The visit by the defending NASL champions will also mark the return of Eddie Firmani to Tampa Stadium for the first time since he abruptly resigned as the Rowdies’ coach last summer, only to resurface weeks later in New York.

		1	2	OT1	OT2	SO	-	F
San Jose	0	0	0	0	1	-	1
Tampa Bay	0	0	0	0	0	-	0
SCORING
None
SHOOTOUT
San Jose - Mitic saved, Child missed, Davidovic scored, Ressel scored, 
Lukic missed, Wood scored
Tampa Bay - Fink scored, Robb missed, McLeod missed, Smethurst scored, 
Marsh missed, Paddon saved
     FINAL STATISTICS
SAN JOSE	    TAMPA BAY
 0	    Goals	 0
14	    Shots	19
 3	    SOG		 4
 4	    Saves	 3
 6	    Corners	 9
12	    Fouls	13
 0	    Offsides	 2
Cautions - Child (SJ) 30:19, Auguste (TB) 41:40
LINEUPS
San Jose - Hewitt, B Demling, Verdi (Parviz 97:30), Rowlands, Davidovic, 
Kemp (Mitic 45:00), Lukic, Wood, Ressel, Child, DeLeon (Spann 84:05)
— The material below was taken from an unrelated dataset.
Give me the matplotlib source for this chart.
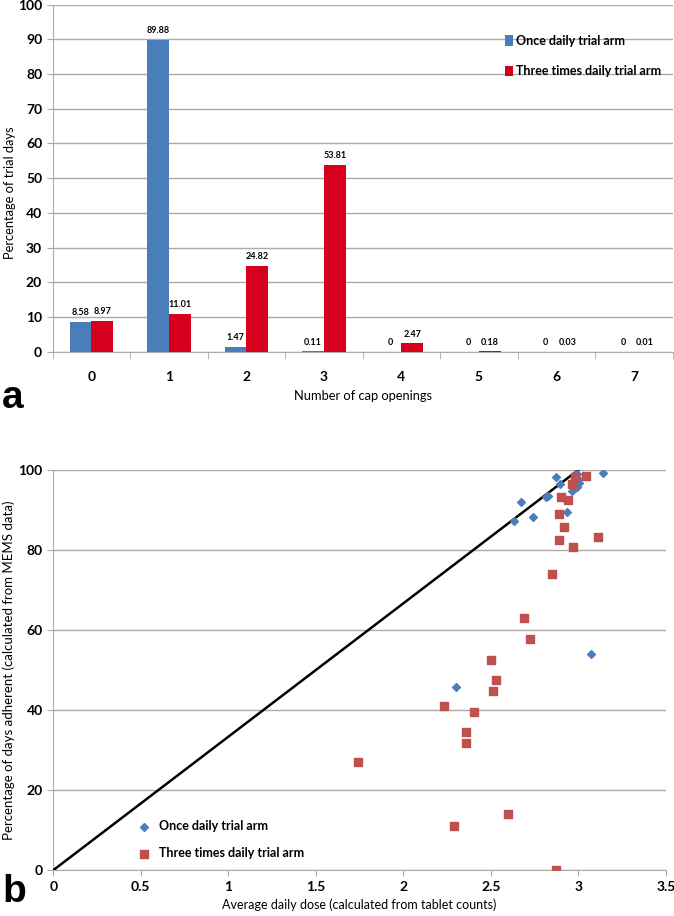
import matplotlib.pyplot as plt
import numpy as np

plt.rcParams['font.family'] = ['Lato', 'DejaVu Sans']

# panel a data
openings = [0, 1, 2, 3, 4, 5, 6, 7]
once_daily = [8.58, 89.88, 1.47, 0.11, 0, 0, 0, 0]
three_daily = [8.97, 11.01, 24.82, 53.81, 2.47, 0.18, 0.03, 0.01]

# panel b data
once_x = [3.143, 2.874, 2.893, 2.672, 2.815, 2.827, 2.634, 2.741, 2.935, 2.964,
          2.983, 2.996, 3.002, 2.992, 2.970, 2.978, 2.990, 3.072, 2.301]
once_y = [99.3, 98.3, 96.5, 92.1, 93.3, 93.5, 87.3, 88.2, 89.4, 94.75,
          98.75, 97.7, 96.7, 95.7, 97.3, 98.0, 99.0, 53.9, 45.7]
three_x = [3.042, 2.983, 2.962, 2.899, 2.943, 2.889, 2.920, 2.891, 3.110, 2.971,
           2.851, 2.689, 2.721, 2.503, 2.530, 2.510, 2.232, 2.402, 2.360, 2.360,
           1.743, 2.600, 2.291, 2.870]
three_y = [98.5, 98.2, 96.5, 93.3, 92.5, 88.9, 85.7, 82.4, 83.2, 80.7,
           74.1, 63.0, 57.8, 52.6, 47.4, 44.7, 41.1, 39.5, 34.4, 31.7,
           27.0, 14.0, 11.0, 0.0]

blue = '#4a7ebb'
red_a = '#d6001c'
red_b = '#c0504d'
grid_c = '#b0a8a4'

fig = plt.figure(figsize=(6.74, 9.16), dpi=100)

# ---- panel a ----
ax1 = fig.add_axes([0.078, 0.616, 0.92, 0.379])
x = np.arange(len(openings))
w = 0.28
ax1.bar(x - w / 2, once_daily, w, color=blue, label='Once daily trial arm', zorder=3)
ax1.bar(x + w / 2, three_daily, w, color=red_a, label='Three times daily trial arm', zorder=3)
for i in range(len(openings)):
    ax1.text(x[i] - w / 2, once_daily[i] + 1.3, '%g' % once_daily[i], ha='center',
             va='bottom', fontsize=6.5, fontweight='bold')
    ax1.text(x[i] + w / 2, three_daily[i] + 1.3, '%g' % three_daily[i], ha='center',
             va='bottom', fontsize=6.5, fontweight='bold')
ax1.set_xlim(-0.5, 7.5)
ax1.set_ylim(0, 100)
ax1.set_yticks(range(0, 101, 10))
ax1.set_xticks(x)
ax1.set_xticklabels([str(o) for o in openings])
ax1.set_xticks(np.arange(-0.5, 8, 1), minor=True)
ax1.tick_params(axis='x', which='major', length=0, pad=14)
ax1.tick_params(axis='x', which='minor', length=5, color=grid_c)
ax1.tick_params(axis='y', length=4, color=grid_c)
for lab in ax1.get_xticklabels() + ax1.get_yticklabels():
    lab.set_fontweight('bold')
    lab.set_fontsize(10)
ax1.grid(axis='y', color=grid_c, linewidth=1, zorder=0)
for s in ['top', 'right']:
    ax1.spines[s].set_visible(False)
ax1.spines['left'].set_color(grid_c)
ax1.spines['bottom'].set_color(grid_c)
ax1.set_ylabel('Percentage of trial days', fontsize=9.3)
ax1.yaxis.set_label_coords(-0.059, 0.458)
ax1.set_xlabel('Number of cap openings', fontsize=9.3, labelpad=5)
ax1.legend(loc='upper right', bbox_to_anchor=(1.0, 0.945), frameon=False,
           prop={'size': 9, 'weight': 'bold'},
           handlelength=0.6, handleheight=0.9, handletextpad=0.3, labelspacing=1.45)
fig.text(0.003, 0.555, 'a', fontsize=28, fontweight='bold', family='Liberation Sans')

# ---- panel b ----
ax2 = fig.add_axes([0.079, 0.05, 0.909, 0.437])
ax2.plot([0, 3], [0, 100], color='black', linewidth=1.8, zorder=3)
ax2.scatter(once_x, once_y, marker='D', s=16, color=blue, label='Once daily trial arm', zorder=4)
ax2.scatter(three_x, three_y, marker='s', s=38, color=red_b, label='Three times daily trial arm', zorder=4)
ax2.set_xlim(0, 3.5)
ax2.set_ylim(0, 100)
ax2.set_xticks(np.arange(0, 3.51, 0.5))
ax2.set_xticklabels(['0', '0.5', '1', '1.5', '2', '2.5', '3', '3.5'])
ax2.set_yticks(range(0, 101, 20))
ax2.tick_params(axis='both', length=4, color=grid_c)
for lab in ax2.get_xticklabels() + ax2.get_yticklabels():
    lab.set_fontweight('bold')
    lab.set_fontsize(10)
ax2.grid(axis='y', color=grid_c, linewidth=1, zorder=0)
for s in ['top', 'right']:
    ax2.spines[s].set_visible(False)
ax2.spines['left'].set_color(grid_c)
ax2.spines['bottom'].set_color(grid_c)
ax2.set_ylabel('Percentage of days adherent (calculated from MEMS data)', fontsize=9.5)
ax2.yaxis.set_label_coords(-0.062, 0.5)
ax2.set_xlabel('Average daily dose (calculated from tablet counts)', fontsize=9, labelpad=4)
ax2.legend(loc='lower left', bbox_to_anchor=(0.11, 0.0), frameon=False,
           prop={'size': 9, 'weight': 'bold'},
           handletextpad=0.2, labelspacing=1.2, scatterpoints=1)
fig.text(0.003, 0.015, 'b', fontsize=28, fontweight='bold', family='Liberation Sans')

fig.savefig('out.png', dpi=100)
Tampa Bay - DuBose, Auguste, Fleeting, Papandrea, Connell, Fink, Marsh, 
McGuire (Paddon 69:08), Smethurst, Robb, McLeod
A - 17,860

A few things:

  • Okay, the goal-scoring thing is getting to be a problem. There have now been four goals scored in four replay games. I can only blame the idiot who came up with the cards.
  • Not only are there a dearth of shots, the shots there are have not even been close to being on goal. (Each player has a dice roll range that determines whether his shot will be on goal.) The rolls (actually Fast Action Card results) for shots on goal have been way out of range. Maybe it’s just the luck of the draw and it will even out over time.
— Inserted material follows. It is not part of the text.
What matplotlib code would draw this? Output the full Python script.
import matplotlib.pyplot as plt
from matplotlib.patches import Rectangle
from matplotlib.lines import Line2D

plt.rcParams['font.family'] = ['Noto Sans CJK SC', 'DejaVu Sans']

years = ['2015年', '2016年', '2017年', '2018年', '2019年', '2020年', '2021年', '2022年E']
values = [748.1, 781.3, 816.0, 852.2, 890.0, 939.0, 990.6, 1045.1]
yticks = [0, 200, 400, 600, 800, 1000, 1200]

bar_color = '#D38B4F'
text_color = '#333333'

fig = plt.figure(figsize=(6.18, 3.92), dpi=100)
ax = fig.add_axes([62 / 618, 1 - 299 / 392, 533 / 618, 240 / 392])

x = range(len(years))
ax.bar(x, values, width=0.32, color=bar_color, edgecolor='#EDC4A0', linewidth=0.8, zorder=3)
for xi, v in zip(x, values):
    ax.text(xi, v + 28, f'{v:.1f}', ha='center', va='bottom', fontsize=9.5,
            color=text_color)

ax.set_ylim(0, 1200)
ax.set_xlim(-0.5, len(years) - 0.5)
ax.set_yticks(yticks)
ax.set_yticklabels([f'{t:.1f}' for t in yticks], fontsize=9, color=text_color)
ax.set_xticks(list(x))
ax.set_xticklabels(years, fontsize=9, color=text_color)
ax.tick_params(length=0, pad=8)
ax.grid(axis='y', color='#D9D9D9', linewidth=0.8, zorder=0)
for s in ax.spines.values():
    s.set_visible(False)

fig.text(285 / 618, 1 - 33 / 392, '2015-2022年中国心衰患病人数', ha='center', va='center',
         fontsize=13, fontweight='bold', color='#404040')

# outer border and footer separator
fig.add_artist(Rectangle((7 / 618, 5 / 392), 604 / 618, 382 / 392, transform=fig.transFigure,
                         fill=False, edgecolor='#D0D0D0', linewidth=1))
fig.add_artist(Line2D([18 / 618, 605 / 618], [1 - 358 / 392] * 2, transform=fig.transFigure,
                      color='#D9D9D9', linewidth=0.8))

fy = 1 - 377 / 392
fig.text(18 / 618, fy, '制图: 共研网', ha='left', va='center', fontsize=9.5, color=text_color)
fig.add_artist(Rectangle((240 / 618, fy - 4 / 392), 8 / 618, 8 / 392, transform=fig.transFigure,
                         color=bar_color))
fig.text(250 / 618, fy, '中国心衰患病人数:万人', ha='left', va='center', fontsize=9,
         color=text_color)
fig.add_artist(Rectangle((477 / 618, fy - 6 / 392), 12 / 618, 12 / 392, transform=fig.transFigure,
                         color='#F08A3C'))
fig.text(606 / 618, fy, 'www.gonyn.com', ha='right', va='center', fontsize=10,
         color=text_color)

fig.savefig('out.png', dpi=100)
  • This took two hours and 22 minutes to play (overtime + shootout), but regulation took less than two hours, so that’s a positive.
  • Rodney Marsh still hasn’t gotten untracked in the three games he’s played out of the four. He’s not seeing much of the ball, despite being the top-ranked offensive player on the team. (APBA Soccer is designed to give the better offensive players possession of the ball more often, but he’s not seeing it nearly enough to have a chance to score goals or create goal-scoring chances for others.) Hopefully that will even out soon and he’ll go on a tear.
  • The good news is my home-brewed shootout chart appears to be providing realistic results. The NASL historical average for shootout success was right around 40 percent and two shootouts in this replay have resulted in 10 scores in 22 attempts (or about 45 percent). So that’s close at least. (Not that I want to see many more of these, and I always enjoyed a good shootout.)
  • The Cosmos are, as mentioned, next up, and if the Rowdies can’t generate some offense, that’s going to be a long afternoon for them against the star-studded team from New York.